** EXCERPTED RECORDS **

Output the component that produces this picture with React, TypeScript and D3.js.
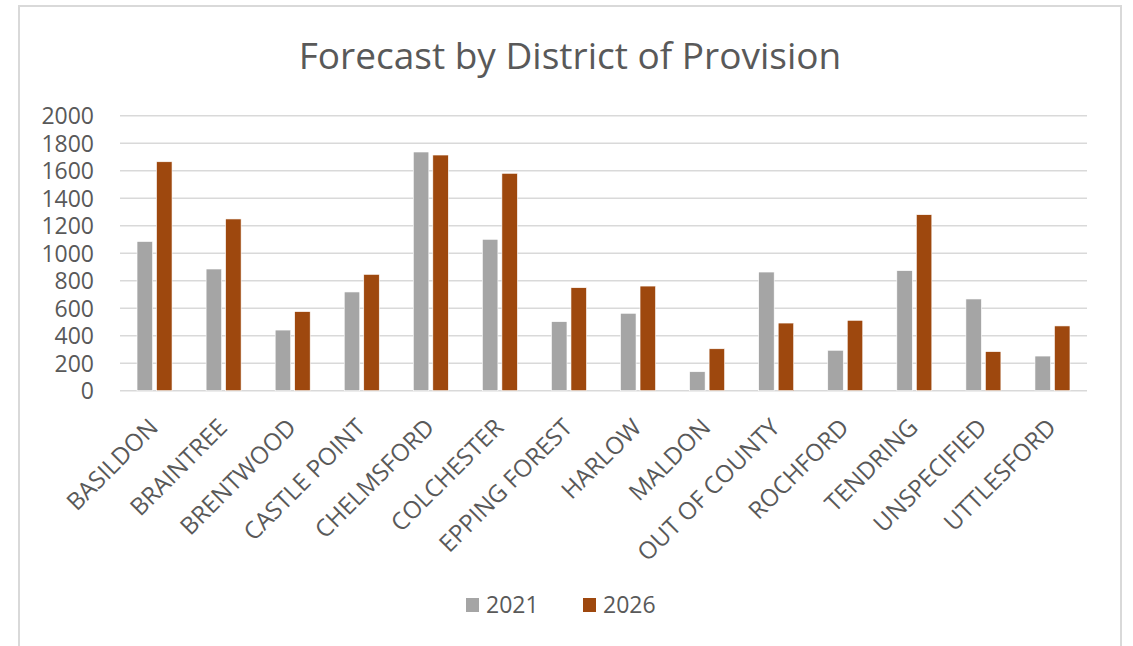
import React from "react";
import * as d3 from "d3";

const categories = [
  "BASILDON", "BRAINTREE", "BRENTWOOD", "CASTLE POINT", "CHELMSFORD", "COLCHESTER",
  "EPPING FOREST", "HARLOW", "MALDON", "OUT OF COUNTY", "ROCHFORD", "TENDRING",
  "UNSPECIFIED", "UTTLESFORD",
];
const values2021 = [1085, 885, 441, 718, 1736, 1101, 502, 563, 138, 863, 294, 873, 667, 252];
const values2026 = [1665, 1249, 575, 846, 1714, 1581, 749, 761, 305, 492, 512, 1280, 284, 471];
const seriesNames = ["2021", "2026"];
const seriesColors = ["#A5A5A5", "#9E480E"];
const yTicks = [0, 200, 400, 600, 800, 1000, 1200, 1400, 1600, 1800, 2000];

export default function App() {
  const W = 1133, H = 646;
  const left = 120, right = 1087, top = 115.7, bottom = 390.7;
  const font = "'Open Sans', sans-serif";
  const textColor = "#595959";

  const x = d3.scaleBand<string>().domain(categories).range([left, right]).paddingInner(0).paddingOuter(0);
  const y = d3.scaleLinear().domain([0, 2000]).range([bottom, top]);
  const barW = 15.5;
  const gap = 4;
  const series = [values2021, values2026];

  return (
    <svg width={W} height={H} style={{ position: "absolute", left: 0, top: 0, background: "#fff" }}>
      <rect x={0} y={0} width={W} height={H} fill="#fff" />
      <rect x={19} y={6} width={1102} height={700} fill="#fff" stroke="#D9D9D9" strokeWidth={2} />
      <text x={570} y={69} textAnchor="middle" fontFamily={font} fontSize={37} fill={textColor}>
        Forecast by District of Provision
      </text>
      {yTicks.map((t) => (
        <g key={t}>
          <line x1={left} x2={right} y1={y(t)} y2={y(t)} stroke="#D9D9D9" strokeWidth={1.5} />
          <text x={94} y={y(t) + 8.3} textAnchor="end" fontFamily={font} fontSize={23} fill={textColor}>
            {t}
          </text>
        </g>
      ))}
      {categories.map((c, i) => {
        const cx = (x(c) as number) + x.bandwidth() / 2;
        return (
          <g key={c}>
            {series.map((s, si) => {
              const bx = si === 0 ? cx - gap / 2 - barW : cx + gap / 2;
              return (
                <rect key={si} x={bx} y={y(s[i])} width={barW} height={bottom - y(s[i])}
                  fill={seriesColors[si]} stroke="#fff" strokeWidth={0.6} />
              );
            })}
            <text transform={`translate(${cx + 5},${429}) rotate(-45)`} textAnchor="end"
              fontFamily={font} fontSize={24} fill={textColor}>
              {c}
            </text>
          </g>
        );
      })}
      {seriesNames.map((n, i) => {
        const lx = [466, 583][i];
        return (
          <g key={n}>
            <rect x={lx} y={598} width={13} height={14} fill={seriesColors[i]} />
            <text x={lx + 20} y={613} fontFamily={font} fontSize={23} fill={textColor}>{n}</text>
          </g>
        );
      })}
    </svg>
  );
}
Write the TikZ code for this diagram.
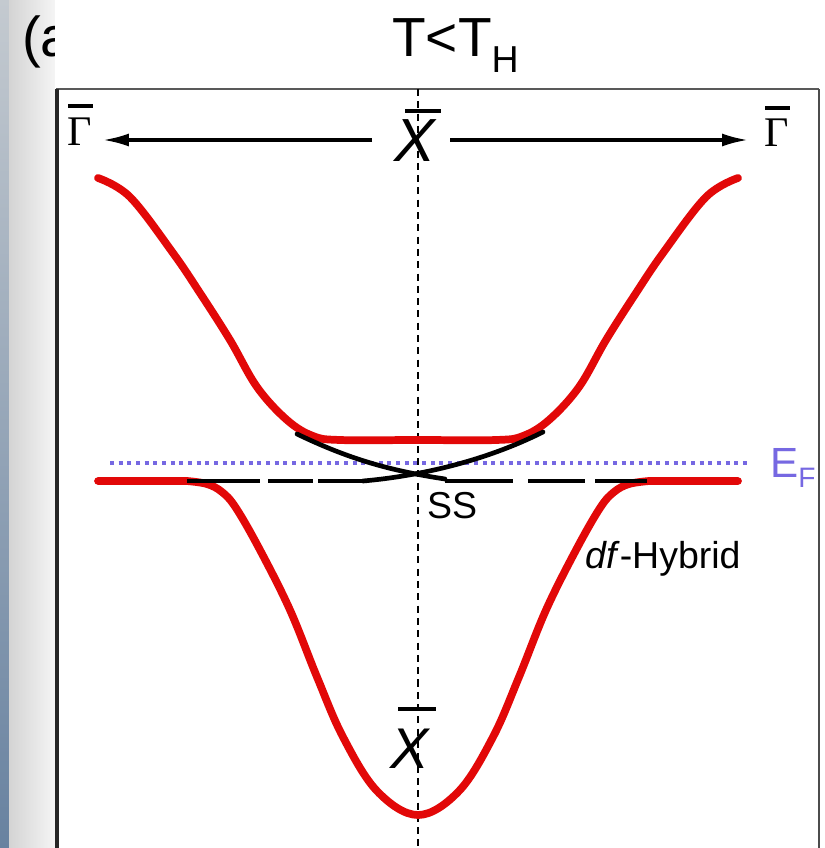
\documentclass[tikz,border=0pt]{standalone}
\usepackage{fontspec}
\setmainfont{Liberation Sans}
\newfontfamily\serifgr{Liberation Serif}
\usetikzlibrary{arrows.meta}
\definecolor{bandred}{RGB}{226,8,8}
\definecolor{efblue}{RGB}{118,104,226}
\definecolor{stripblue}{RGB}{104,130,160}
\definecolor{stripgray}{RGB}{196,202,208}
\begin{document}
\begin{tikzpicture}[x=0.03cm,y=-0.03cm,
  band/.style={draw=bandred,line width=6.6pt,line cap=round,line join=round},
  conebranch/.style={draw=black,line width=4pt,line cap=round},
  flatdash/.style={draw=black,line width=4.2pt},
  kaxis/.style={draw=black,line width=2.6pt,-{Latex[length=22pt,width=11pt]}},
  barline/.style={draw=black,line width=3pt},
  symlbl/.style={inner sep=0pt,anchor=base},
  txtlbl/.style={inner sep=0pt,anchor=base west},
  efline/.style={draw=efblue,line width=3pt,dash pattern=on 3.4pt off 4pt},
  xline/.style={draw=black,line width=1.7pt,dash pattern=on 6pt off 4.5pt}]
\useasboundingbox (0,0) rectangle (825,848);
\clip (0,0) rectangle (825,848);
% backgrounds
\shade[top color=stripgray,bottom color=stripblue] (0,0) rectangle (9,848);
\shade[left color=black!17,right color=black!4] (9,0) rectangle (55,848);
\node[txtlbl] (plabel) at (22,57) {\fontsize{48}{48}\selectfont (a};
\fill[white] (55,0) rectangle (825,848);
% title
\node[txtlbl] (title) at (392,57) {\fontsize{47}{47}\selectfont T<T\raisebox{-0.28em}{\fontsize{32}{32}\selectfont H}};
% frame
\draw[line width=1.8pt,black!65] (56,89) -- (819,89);
\draw[line width=1.8pt,black!70] (819,89) -- (819,860);
\draw[line width=3.4pt,black!85] (57,89) -- (57,860);
% vertical dashed line at X
\coordinate (xtopc) at (418,89);
\coordinate (xbotc) at (418,848);
\draw[xline] (xtopc) -- (xbotc);
% labels
\node[symlbl] (Gl) at (80,146) {\fontsize{36}{36}\selectfont\serifgr Γ};
\node[symlbl] (Gr) at (777,147) {\fontsize{36}{36}\selectfont\serifgr Γ};
\draw[barline] (68,106) -- (93,106);
\draw[barline] (765,108) -- (790,108);
\node[symlbl] (Xt) at (415,162) {\fontsize{52}{52}\selectfont\itshape X};
\draw[line width=3.6pt] (405,111) -- (441,111);
\node[symlbl] (Xb) at (410,768) {\fontsize{49}{49}\selectfont\itshape X};
\draw[line width=3.6pt] (398,709) -- (436,709);
% k-axis arrows
\coordinate (al0) at (372,140);
\coordinate (al1) at (103,140);
\coordinate (ar0) at (450,140);
\coordinate (ar1) at (748,140);
\draw[kaxis] (al0) -- (al1);
\draw[kaxis] (ar0) -- (ar1);
% bands
\draw[band] plot[smooth,tension=0.6] coordinates {(98,178) (130,197) (173,253) (200,293) (230,340) (257,387) (287,420) (313,436) (340,440) (418,440) (496,440) (523,436) (549,420) (579,387) (606,340) (636,293) (663,253) (706,197) (738,178)};
\draw[band] (98,481) -- plot[smooth,tension=0.6] coordinates {(187,481) (207,484) (222,492) (236,508) (260,550) (290,610) (317,677) (343,737) (377,791) (418,815) (459,791) (493,737) (519,677) (546,610) (576,550) (600,508) (614,492) (629,484) (649,481)} -- (738,481);
% Fermi level
\draw[efline] (110,463) -- (750,463);
\node[txtlbl,text=efblue] (EF) at (770,477) {\fontsize{36}{36}\selectfont E\raisebox{-0.25em}{\fontsize{24}{24}\selectfont F}};
% flat dashed f level
\draw[flatdash] (187,481) -- (260,481);
\draw[flatdash] (268,481) -- (313,481);
\draw[flatdash] (318,481) -- (363,481);
\draw[flatdash] (445,481) -- (513,481);
\draw[flatdash] (528,481) -- (585,481);
\draw[flatdash] (595,481) -- (647,481);
% surface state cone
\draw[conebranch] (297,434) .. controls (345,457) and (385,470) .. (445,479);
\draw[conebranch] (363,481) .. controls (420,476) and (485,461) .. (543,432);
% texts
\node[txtlbl] (SS) at (427,518) {\fontsize{32}{32}\selectfont SS};
\node[txtlbl] (hyb) at (585,568) {\fontsize{32}{32}\selectfont\textit{df}-Hybrid};
\end{tikzpicture}
\end{document}
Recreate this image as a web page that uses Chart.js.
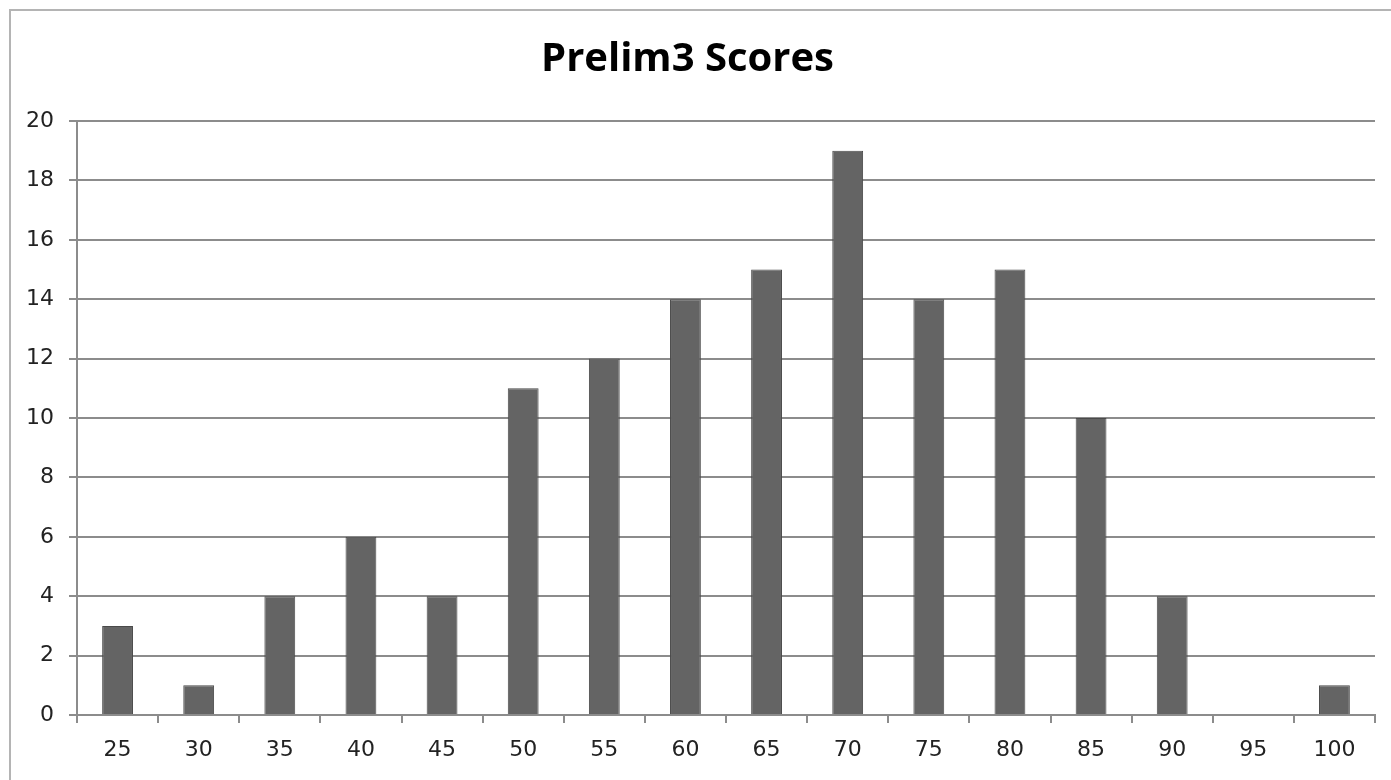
<!DOCTYPE html>
<html>
<head>
<meta charset="utf-8">
<script src="https://cdn.jsdelivr.net/npm/chart.js@4.4.0/dist/chart.umd.min.js"></script>
<style>
  html, body { margin: 0; padding: 0; background: #fff; }
  #wrap { position: relative; width: 1391px; height: 780px; overflow: hidden; }
  #frame { position: absolute; left: 9px; top: 9px; width: 1400px; height: 800px;
           border-left: 2px solid #b4b4b4; border-top: 2px solid #b4b4b4; }
  canvas { position: absolute; left: 0; top: 0; }
</style>
</head>
<body>
<div id="wrap">
  <div id="frame"></div>
  <canvas id="chart" width="1391" height="780"></canvas>
</div>
<script>
// --- chart data ---
const scoreBins = ['25', '30', '35', '40', '45', '50', '55', '60', '65', '70', '75', '80', '85', '90', '95', '100'];
const studentCounts = [3, 1, 4, 6, 4, 11, 12, 14, 15, 19, 14, 15, 10, 4, 0, 1];
const yTicks = [0, 2, 4, 6, 8, 10, 12, 14, 16, 18, 20];

const axisFont = { family: '"DejaVu Sans", sans-serif', size: 22 };

new Chart(document.getElementById('chart'), {
    type: 'bar',
    data: {
        labels: scoreBins,
        datasets: [{
            data: studentCounts,
            backgroundColor: '#646464',
            borderColor: '#4a4a4a',
            borderWidth: 1,
            barPercentage: 0.76,
            categoryPercentage: 0.5
        }]
    },
    options: {
        responsive: false,
        animation: false,
        devicePixelRatio: 1,
        layout: { padding: { left: 0, right: 16, top: 0, bottom: 0 } },
        plugins: {
            legend: { display: false },
            tooltip: { enabled: false },
            title: {
                display: true,
                text: 'Prelim3 Scores',
                color: '#000',
                font: { family: '"Open Sans", "Liberation Sans", sans-serif', size: 40, weight: 'bold' },
                padding: { top: 36, bottom: 37 }
            }
        },
        scales: {
            x: {
                grid: { display: true, drawOnChartArea: false, drawTicks: true, tickLength: 8, color: '#8c8c8c', lineWidth: 2, offset: true },
                border: { display: true, color: '#8c8c8c', width: 2 },
                ticks: { color: '#222', font: axisFont, padding: 14, maxRotation: 0 },
                afterFit: s => { s.height = 65; }
            },
            y: {
                min: 0,
                max: 20,
                afterBuildTicks: s => { s.ticks = yTicks.map(v => ({ value: v })); },
                grid: { color: '#8c8c8c', lineWidth: 2, tickLength: 8 },
                border: { display: true, color: '#8c8c8c', width: 2 },
                ticks: { color: '#222', font: axisFont, padding: 15 },
                afterFit: s => { s.width = 77; }
            }
        }
    }
});
</script>
</body>
</html>
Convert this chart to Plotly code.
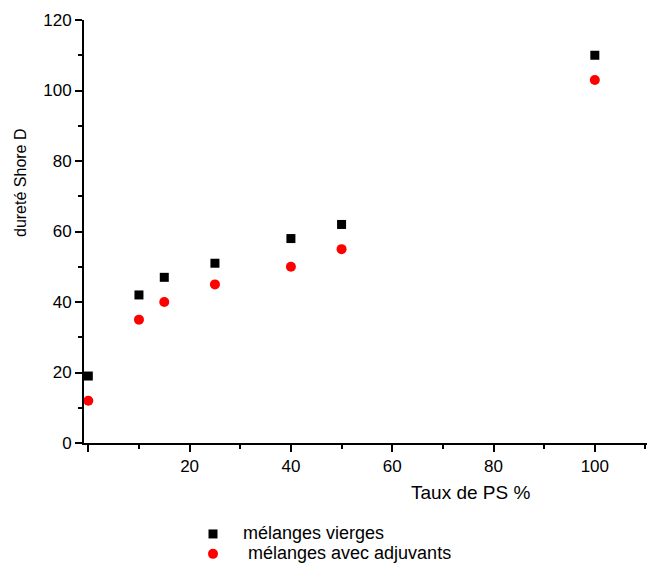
import plotly.graph_objects as go

taux_ps = [0, 10, 15, 25, 40, 50, 100]
vierges = [19, 42, 47, 51, 58, 62, 110]
adjuvants = [12, 35, 40, 45, 50, 55, 103]

x_tickvals = [0, 20, 40, 60, 80, 100]
x_ticktext = ["", "20", "40", "60", "80", "100"]
y_tickvals = [0, 20, 40, 60, 80, 100, 120]

FONT = "Arial, Liberation Sans, sans-serif"
W, H = 647, 569

def px_x(px):
    return px / W
def px_y(py):
    return 1 - py / H

def big(txt):
    return '<span style="font-size:18px">' + txt + '</span>'

fig = go.Figure()
fig.add_trace(go.Scatter(
    x=taux_ps, y=vierges, mode="markers",
    name=big("\u00a0\u00a0mélanges vierges"),
    marker=dict(symbol="square", size=9, color="black"),
))
fig.add_trace(go.Scatter(
    x=taux_ps, y=adjuvants, mode="markers",
    name=big("\u00a0\u00a0\u00a0mélanges avec adjuvants"),
    marker=dict(symbol="circle", size=10, color="red"),
))

axis_common = dict(
    showgrid=False, zeroline=False, showline=True, linecolor="black", linewidth=2,
    ticks="outside", ticklen=7, tickwidth=1.5, tickcolor="black", automargin=False,
    tickfont=dict(family=FONT, size=17, color="black"),
)
minor = dict(dtick=10, tick0=0, ticks="outside", ticklen=4, tickwidth=1.5, tickcolor="black")

fig.update_layout(
    width=W, height=H,
    plot_bgcolor="white", paper_bgcolor="white",
    margin=dict(l=0, r=0, t=0, b=0),
    xaxis=dict(range=[-0.85, 110.3], tickvals=x_tickvals, ticktext=x_ticktext,
               domain=[px_x(84), 1], minor=minor, **axis_common),
    yaxis=dict(range=[0, 120], tickvals=y_tickvals,
               domain=[px_y(443), px_y(20)], minor=minor, **axis_common),
    showlegend=True,
    legend=dict(x=px_x(193), y=0, xanchor="left", yanchor="bottom",
                font=dict(family=FONT, size=13, color="black"),
                bgcolor="rgba(0,0,0,0)", itemwidth=30, tracegroupgap=0),
    annotations=[
        dict(text="Taux de PS %", x=px_x(470), y=px_y(492), xref="paper", yref="paper",
             xanchor="center", yanchor="middle",
             showarrow=False, font=dict(family=FONT, size=19, color="black")),
        dict(text="dureté Shore D", x=px_x(20), y=px_y(183), xref="paper", yref="paper",
             xanchor="center", yanchor="middle",
             showarrow=False, textangle=-90, font=dict(family=FONT, size=16, color="black")),
    ],
)

fig.write_html("out.html", config={"displayModeBar": False},
               post_script="document.body.style.margin='0';document.body.style.overflow='hidden';")
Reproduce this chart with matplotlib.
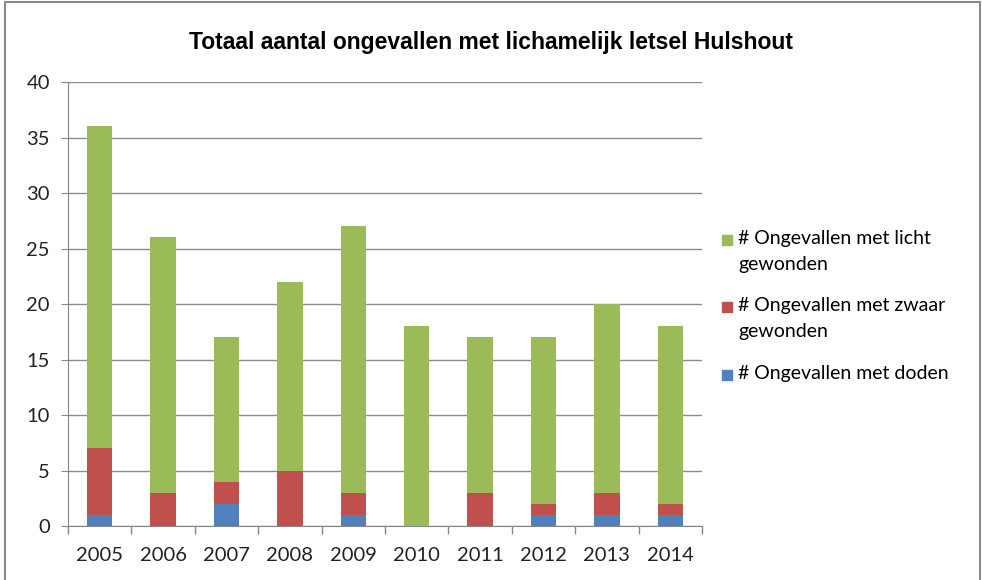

** INSTRUCTIONS TO FOLLOW **
Leave out the pictures, then repeat the listing above exactly from its first line to the line with "import * as", inclusive.

** SOLUTION BELOW **
Output the component that produces this picture with React, TypeScript and D3.js.
import React from "react";
import * as d3 from "d3";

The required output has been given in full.